*WRITTEN TASK*: Output each line exactly as it appears, skipping any embedded picture.

-- begin --

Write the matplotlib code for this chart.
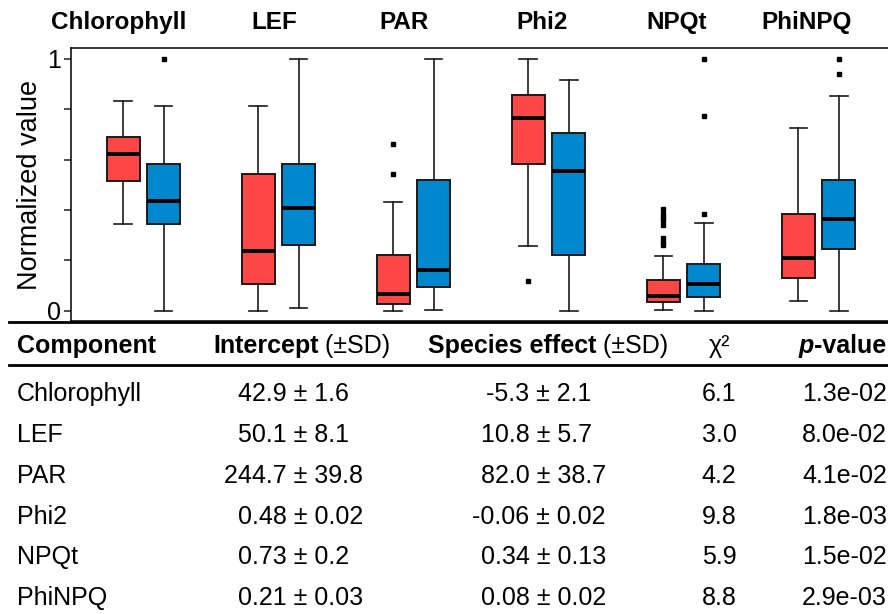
import matplotlib
matplotlib.use("Agg")
import matplotlib.pyplot as plt
from matplotlib.lines import Line2D

plt.rcParams['font.family'] = ['Liberation Sans', 'DejaVu Sans']

# Box summaries (normalized values)
components = ['Chlorophyll', 'LEF', 'PAR', 'Phi2', 'NPQt', 'PhiNPQ']

# species 1 (red)
red_whislo = [0.343, 0.0, 0.0, 0.258, 0.004, 0.039]
red_q1 = [0.515, 0.108, 0.026, 0.582, 0.037, 0.129]
red_med = [0.622, 0.236, 0.067, 0.763, 0.060, 0.208]
red_q3 = [0.689, 0.542, 0.221, 0.857, 0.122, 0.386]
red_whishi = [0.831, 0.812, 0.431, 1.0, 0.217, 0.726]
red_fliers = [[], [], [0.663, 0.544], [0.120],
              [0.405, 0.386, 0.372, 0.359, 0.339, 0.287, 0.274, 0.261], []]

# species 2 (blue)
blue_whislo = [0.0, 0.011, 0.003, 0.0, 0.0, 0.0]
blue_q1 = [0.343, 0.261, 0.094, 0.222, 0.054, 0.247]
blue_med = [0.437, 0.407, 0.162, 0.554, 0.107, 0.366]
blue_q3 = [0.581, 0.584, 0.520, 0.705, 0.186, 0.517]
blue_whishi = [0.814, 1.0, 1.0, 0.917, 0.350, 0.853]
blue_fliers = [[1.0], [], [], [], [1.0, 0.774, 0.386], [1.0, 0.938]]

# Table contents
intercept_est = ['42.9', '50.1', '244.7', '0.48', '0.73', '0.21']
intercept_sd = ['1.6', '8.1', '39.8', '0.02', '0.2', '0.03']
species_est = ['-5.3', '10.8', '82.0', '-0.06', '0.34', '0.08']
species_sd = ['2.1', '5.7', '38.7', '0.02', '0.13', '0.02']
chi2 = ['6.1', '3.0', '4.2', '9.8', '5.9', '8.8']
pvalues = ['1.3e-02', '8.0e-02', '4.1e-02', '1.8e-03', '1.5e-02', '2.9e-03']

W, H = 888, 614
fig = plt.figure(figsize=(W / 100, H / 100), dpi=100)


def fx(x):
    return x / W


def fy(y):
    return 1 - y / H


# axes box in pixels: left 71, top 48, right 888, bottom 321
ax = fig.add_axes([fx(71), fy(321), fx(888) - fx(71), fy(48) - fy(321)])

RED = '#FD4747'
BLUE = '#0088CF'
off = 0.15
bw = 0.245


def make_stats(lo, q1, med, q3, hi, fl):
    return [dict(whislo=a, q1=b, med=c, q3=d, whishi=e, fliers=f)
            for a, b, c, d, e, f in zip(lo, q1, med, q3, hi, fl)]


red_stats = make_stats(red_whislo, red_q1, red_med, red_q3, red_whishi, red_fliers)
blue_stats = make_stats(blue_whislo, blue_q1, blue_med, blue_q3, blue_whishi, blue_fliers)

for stats, shift, col in [(red_stats, -off, RED), (blue_stats, off, BLUE)]:
    pos = [i + shift for i in range(len(components))]
    ax.bxp(stats, positions=pos, widths=bw, patch_artist=True, manage_ticks=False,
           capwidths=0.13,
           boxprops=dict(facecolor=col, edgecolor='#1a1a1a', linewidth=1.4),
           medianprops=dict(color='black', linewidth=2.8),
           whiskerprops=dict(color='#1a1a1a', linewidth=1.2),
           capprops=dict(color='#1a1a1a', linewidth=1.2),
           flierprops=dict(marker='s', markersize=3, markerfacecolor='black',
                           markeredgecolor='black'))

ax.set_xlim(-0.536, 5.514)
ax.set_ylim(-0.040, 1.042)
ax.set_xticks([])
ax.set_yticks([0, 0.2, 0.4, 0.6, 0.8, 1.0])
ax.set_yticklabels(['0', '', '', '', '', '1'])
ax.tick_params(axis='y', length=5, width=1.1, labelsize=18, pad=2, color='#222222')
for s in ['left', 'top', 'bottom']:
    ax.spines[s].set_linewidth(1.1)
ax.spines['right'].set_visible(False)
ax.set_ylabel('Normalized value', fontsize=19.5, labelpad=3)

# group titles above the panel
title_shift = [-0.18, -0.03, -0.07, -0.05, -0.05, -0.09]
for i, name in enumerate(components):
    ax.text(i + title_shift[i], 1.092, name, transform=ax.get_xaxis_transform(),
            ha='center', va='center',
            fontsize=17.5, fontweight='bold', clip_on=False)

# table rules
for y, lw in [(322, 2.0), (365, 2.0)]:
    fig.add_artist(Line2D([fx(9), 1.0], [fy(y), fy(y)], color='black', linewidth=lw))

renderer = fig.canvas.get_renderer()


def text_width(txt, size, weight='normal', style='normal'):
    t = fig.text(0, 0, txt, fontsize=size, fontweight=weight, fontstyle=style)
    w = t.get_window_extent(renderer).width
    t.remove()
    return w


def seq_text(x, y, parts, size, right=False):
    # lay out text pieces one after another (x = left edge, or right edge if right=True)
    widths = [text_width(txt, size, wt, st) for txt, wt, st in parts]
    if right:
        x -= sum(widths)
    for (txt, weight, style), w in zip(parts, widths):
        fig.text(fx(x), fy(y), txt, fontsize=size, fontweight=weight,
                 fontstyle=style, ha='left', va='center')
        x += w


HS = 18
seq_text(17, 346, [('Component', 'bold', 'normal')], HS)
seq_text(213, 346, [('Intercept', 'bold', 'normal'), (' (±SD)', 'normal', 'normal')], HS)
seq_text(428, 346, [('Species effect', 'bold', 'normal'), (' (±SD)', 'normal', 'normal')], HS)
fig.text(fx(719), fy(346), 'χ²', fontsize=HS, ha='center', va='center')
seq_text(886, 346, [('p', 'bold', 'italic'), ('-value', 'bold', 'normal')], HS, right=True)

row_y = [394, 435, 476, 517, 557, 598]
TS = 18
for i, y in enumerate(row_y):
    fig.text(fx(17), fy(y), components[i], fontsize=TS, ha='left', va='center')
    # "est ± sd" aligned so that the ± sign ends at a fixed pixel column
    for pm_right, est, sd in [(307, intercept_est[i], intercept_sd[i]),
                              (550, species_est[i], species_sd[i])]:
        left = pm_right - text_width(est + ' ±', TS)
        fig.text(fx(left), fy(y), est + ' ± ' + sd, fontsize=TS, ha='left', va='center')
    fig.text(fx(719), fy(y), chi2[i], fontsize=TS, ha='center', va='center')
    fig.text(fx(887), fy(y), pvalues[i], fontsize=TS, ha='right', va='center')

fig.savefig('out.png', dpi=100)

-- end --

*RESULT BELOW*:
Write the matplotlib code for this chart.
import matplotlib
matplotlib.use("Agg")
import matplotlib.pyplot as plt
from matplotlib.lines import Line2D

plt.rcParams['font.family'] = ['Liberation Sans', 'DejaVu Sans']

# Box summaries (normalized values)
components = ['Chlorophyll', 'LEF', 'PAR', 'Phi2', 'NPQt', 'PhiNPQ']

# species 1 (red)
red_whislo = [0.343, 0.0, 0.0, 0.258, 0.004, 0.039]
red_q1 = [0.515, 0.108, 0.026, 0.582, 0.037, 0.129]
red_med = [0.622, 0.236, 0.067, 0.763, 0.060, 0.208]
red_q3 = [0.689, 0.542, 0.221, 0.857, 0.122, 0.386]
red_whishi = [0.831, 0.812, 0.431, 1.0, 0.217, 0.726]
red_fliers = [[], [], [0.663, 0.544], [0.120],
              [0.405, 0.386, 0.372, 0.359, 0.339, 0.287, 0.274, 0.261], []]

# species 2 (blue)
blue_whislo = [0.0, 0.011, 0.003, 0.0, 0.0, 0.0]
blue_q1 = [0.343, 0.261, 0.094, 0.222, 0.054, 0.247]
blue_med = [0.437, 0.407, 0.162, 0.554, 0.107, 0.366]
blue_q3 = [0.581, 0.584, 0.520, 0.705, 0.186, 0.517]
blue_whishi = [0.814, 1.0, 1.0, 0.917, 0.350, 0.853]
blue_fliers = [[1.0], [], [], [], [1.0, 0.774, 0.386], [1.0, 0.938]]

# Table contents
intercept_est = ['42.9', '50.1', '244.7', '0.48', '0.73', '0.21']
intercept_sd = ['1.6', '8.1', '39.8', '0.02', '0.2', '0.03']
species_est = ['-5.3', '10.8', '82.0', '-0.06', '0.34', '0.08']
species_sd = ['2.1', '5.7', '38.7', '0.02', '0.13', '0.02']
chi2 = ['6.1', '3.0', '4.2', '9.8', '5.9', '8.8']
pvalues = ['1.3e-02', '8.0e-02', '4.1e-02', '1.8e-03', '1.5e-02', '2.9e-03']

W, H = 888, 614
fig = plt.figure(figsize=(W / 100, H / 100), dpi=100)


def fx(x):
    return x / W


def fy(y):
    return 1 - y / H


# axes box in pixels: left 71, top 48, right 888, bottom 321
ax = fig.add_axes([fx(71), fy(321), fx(888) - fx(71), fy(48) - fy(321)])

RED = '#FD4747'
BLUE = '#0088CF'
off = 0.15
bw = 0.245


def make_stats(lo, q1, med, q3, hi, fl):
    return [dict(whislo=a, q1=b, med=c, q3=d, whishi=e, fliers=f)
            for a, b, c, d, e, f in zip(lo, q1, med, q3, hi, fl)]


red_stats = make_stats(red_whislo, red_q1, red_med, red_q3, red_whishi, red_fliers)
blue_stats = make_stats(blue_whislo, blue_q1, blue_med, blue_q3, blue_whishi, blue_fliers)

for stats, shift, col in [(red_stats, -off, RED), (blue_stats, off, BLUE)]:
    pos = [i + shift for i in range(len(components))]
    ax.bxp(stats, positions=pos, widths=bw, patch_artist=True, manage_ticks=False,
           capwidths=0.13,
           boxprops=dict(facecolor=col, edgecolor='#1a1a1a', linewidth=1.4),
           medianprops=dict(color='black', linewidth=2.8),
           whiskerprops=dict(color='#1a1a1a', linewidth=1.2),
           capprops=dict(color='#1a1a1a', linewidth=1.2),
           flierprops=dict(marker='s', markersize=3, markerfacecolor='black',
                           markeredgecolor='black'))

ax.set_xlim(-0.536, 5.514)
ax.set_ylim(-0.040, 1.042)
ax.set_xticks([])
ax.set_yticks([0, 0.2, 0.4, 0.6, 0.8, 1.0])
ax.set_yticklabels(['0', '', '', '', '', '1'])
ax.tick_params(axis='y', length=5, width=1.1, labelsize=18, pad=2, color='#222222')
for s in ['left', 'top', 'bottom']:
    ax.spines[s].set_linewidth(1.1)
ax.spines['right'].set_visible(False)
ax.set_ylabel('Normalized value', fontsize=19.5, labelpad=3)

# group titles above the panel
title_shift = [-0.18, -0.03, -0.07, -0.05, -0.05, -0.09]
for i, name in enumerate(components):
    ax.text(i + title_shift[i], 1.092, name, transform=ax.get_xaxis_transform(),
            ha='center', va='center',
            fontsize=17.5, fontweight='bold', clip_on=False)

# table rules
for y, lw in [(322, 2.0), (365, 2.0)]:
    fig.add_artist(Line2D([fx(9), 1.0], [fy(y), fy(y)], color='black', linewidth=lw))

renderer = fig.canvas.get_renderer()


def text_width(txt, size, weight='normal', style='normal'):
    t = fig.text(0, 0, txt, fontsize=size, fontweight=weight, fontstyle=style)
    w = t.get_window_extent(renderer).width
    t.remove()
    return w


def seq_text(x, y, parts, size, right=False):
    # lay out text pieces one after another (x = left edge, or right edge if right=True)
    widths = [text_width(txt, size, wt, st) for txt, wt, st in parts]
    if right:
        x -= sum(widths)
    for (txt, weight, style), w in zip(parts, widths):
        fig.text(fx(x), fy(y), txt, fontsize=size, fontweight=weight,
                 fontstyle=style, ha='left', va='center')
        x += w


HS = 18
seq_text(17, 346, [('Component', 'bold', 'normal')], HS)
seq_text(213, 346, [('Intercept', 'bold', 'normal'), (' (±SD)', 'normal', 'normal')], HS)
seq_text(428, 346, [('Species effect', 'bold', 'normal'), (' (±SD)', 'normal', 'normal')], HS)
fig.text(fx(719), fy(346), 'χ²', fontsize=HS, ha='center', va='center')
seq_text(886, 346, [('p', 'bold', 'italic'), ('-value', 'bold', 'normal')], HS, right=True)

row_y = [394, 435, 476, 517, 557, 598]
TS = 18
for i, y in enumerate(row_y):
    fig.text(fx(17), fy(y), components[i], fontsize=TS, ha='left', va='center')
    # "est ± sd" aligned so that the ± sign ends at a fixed pixel column
    for pm_right, est, sd in [(307, intercept_est[i], intercept_sd[i]),
                              (550, species_est[i], species_sd[i])]:
        left = pm_right - text_width(est + ' ±', TS)
        fig.text(fx(left), fy(y), est + ' ± ' + sd, fontsize=TS, ha='left', va='center')
    fig.text(fx(719), fy(y), chi2[i], fontsize=TS, ha='center', va='center')
    fig.text(fx(887), fy(y), pvalues[i], fontsize=TS, ha='right', va='center')

fig.savefig('out.png', dpi=100)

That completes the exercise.